Lab 3: Introduction to Geographically Weighted Regression

Lab 3 introduced the geographically weighted regression, a spatial statistics tool meant to account for variance in the explanatory power of dependent variables in a study. Traditional a spatial ordinary least squares (OLS) regression only computes a global R-squared statistic for a full study area. Two major assumptions are made in the performing of OLS regression, the first is that values are randomly distributed across space and the second is that explanatory variables exhibit stationary (there relationship with the independent variable doesn’t change across space). Unfortunately spatial data violates these two assumptions more than not as objects closer in space tend to reflect the values of each other (signifying spatial clustering) or objects may be dispersed in space in a way that is not random.

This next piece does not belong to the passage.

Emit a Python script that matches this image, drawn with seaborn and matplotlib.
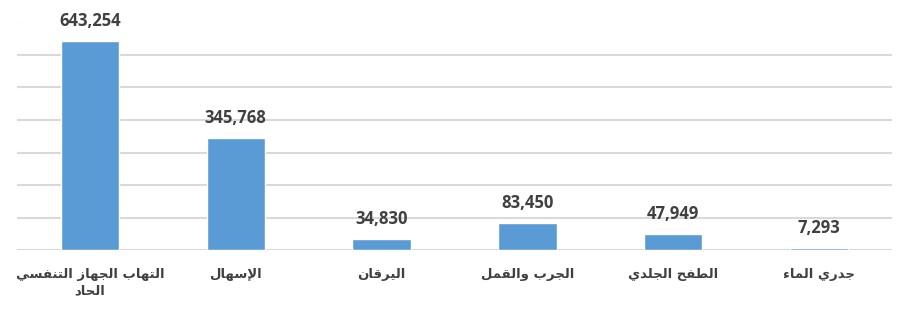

These are examples of positive and negative spatial auto-correlation. OLS regression also assumes stationarity in explanatory variables however in most cases explanatory variables exhibit non-stationarity. This refers to the varying degrees to which an explanatory variable actually explains a phenomena over space. This is why GWR is particularly useful as it performs local regressions for each feature in a study area, taking into account the effects of proximity with its closer neighbors.

In this lab we used GWR to explore the varying explanatory power of different socio-economic variables to explain social skills score achieved by children derived from the early development instrument (EDI) questionnaire. Our analysis used variables like household income, proportion of visible minorities, proportion of recent immigrants or gender to explain the social scores of children in schools throughout Vancouver. As shown in figure 1 below, the properly specified variables chosen for our GWR analysis explained observed social skills score differently over space. Where points are colored red our model had the best explanatory power, while it had the lowest in areas with points colored yellow. The presence of yellow points means that our model was missing variables which may have explained the observed social skills more in that area.